Gejolak Sosial di Tanah Partikelir Pamanukan dan Ciasem 1913

By Galih Pranata, Kamis, 12 Mei 2022 | 11:00 WIB
Tandu sebagai moda transportasi perkebunan Pamanoekan en Tjiasemlanden, Subang. (Indonesia.go.id)

Nationalgeographic.co.id—Kemunculan onderneming atau perkebunan Belanda di Subang, mengiringi cerita tentang kemakmuran di tanah partikelir Pamanukan dan Ciasem  menjadi menarik untuk dibaca kembali. P en T Lands, demikian nama perkebunan itu.

Adanya stratifikasi sosial yang timbul di tengah masyarakat, acap kali menyudutkan kalangan pribumi atau penduduk lokal di tanah partikelir Pamanukan dan Ciasem. Terlebih, sejumlah kejahatan Belanda nantinya memunculkan gejolak sosial di masyarakat.

"Sepanjang tahun 1913, gelombang kerusuhan meluas di berbagai tanah partikelir, antara Ciomas, Slipi, Cakung, dan Surabaya," tulis Iim Imadudin beserta tim risetnya.

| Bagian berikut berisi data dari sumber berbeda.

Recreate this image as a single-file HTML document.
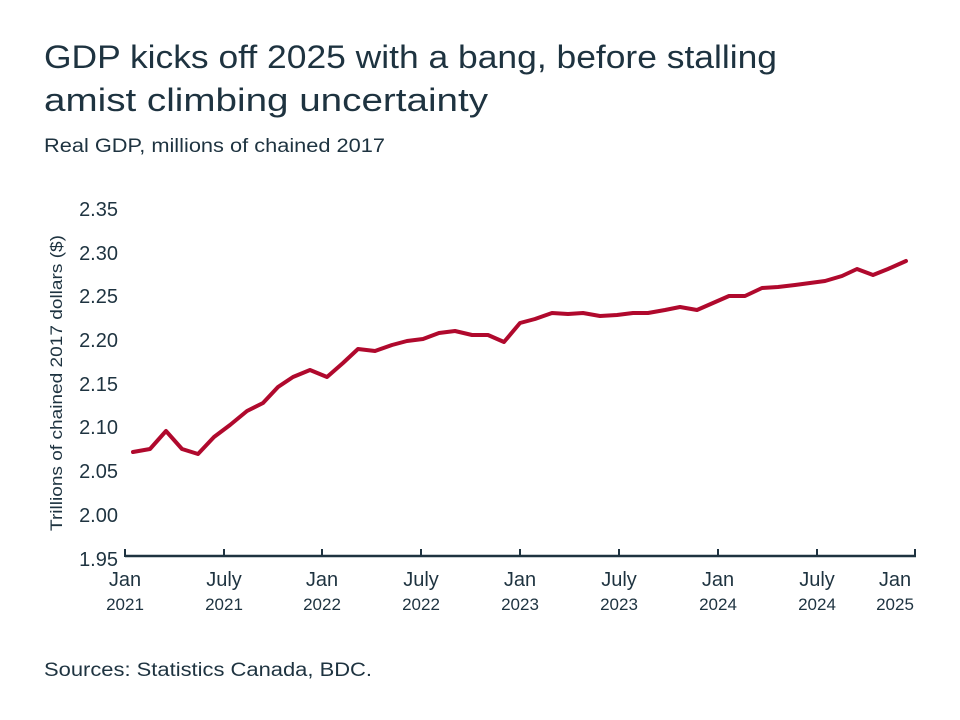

Imadudin menulis dengan Kunto Sofianto, dan Miftahul Falah dalam jurnal Patanjala yang berjudul Gerakan Sosial di Tanah Partikelir Pamanukan dan Ciasem 1913. Jurnalnya dipublikasi pada tahun 2012.

Agaknya, serangkaian protes tersebut terkait erat dengan kegagalan pembayaran sewa atau pajak, maupun penebusan kerja kompenian. Banyak petani yang mengalami kebangkrutan, karena harta mereka dirampas, dijual, bahkan dibakar.

Berdasarkan aturan baru tentang tanah partikelir, para tuan tanah dapat melakukan pengadilan terhadap para petani yang tidak mampu membayar pajak.

Gelombang kerusuhan tersebut terjadi juga di tanah partikelir Pamanukan dan Ciasem. Pada tanggal 7 Juni 1913, sebanyak 350 orang dari enam desa di wilayah Pamanukan dan Ciasem mengajukan tuntutan meminta keringanan kewajiban pajak.

"Tuntutan tersebut berkembang menjadi aksi demonstrasi pada tanggal 13 Juni 1913," terus Imadudin dan tim dalam tulisannya.

Para petani membubarkan diri setelah bupati menyatakan akan memperjuangkan permintaan mereka. Meski demikian aksi protes semakin meluas ke desa-desa di kawasan tanah partikelir.

Ketegangan tidak hanya bersifat vertikal, bahkan terjadi pula secara horizontal, antara penduduk pribumi dengan orang-orang Cina di Pamanukan.

Penduduk pribumi yang dimaksud adalah para santri dari Pesantren Tegalgubug, dekat Arjawinangun. Mereka bekerja sebagai buruh musiman saat musim panen tiba. Tak lama kemudian muncul desas-desus bahwa tanggal 26 Juni para santri akan menyerang Pecinan. 

Mengetahui informasi tersebut, Bupati dan Residen Karawang segera menugaskan polisi Pamanukan, Purwakarta dan tanah partikelir Pamanukan-Ciasem, dibantu militer, bersiaga untuk meredam gejolak yang lebih besar lagi.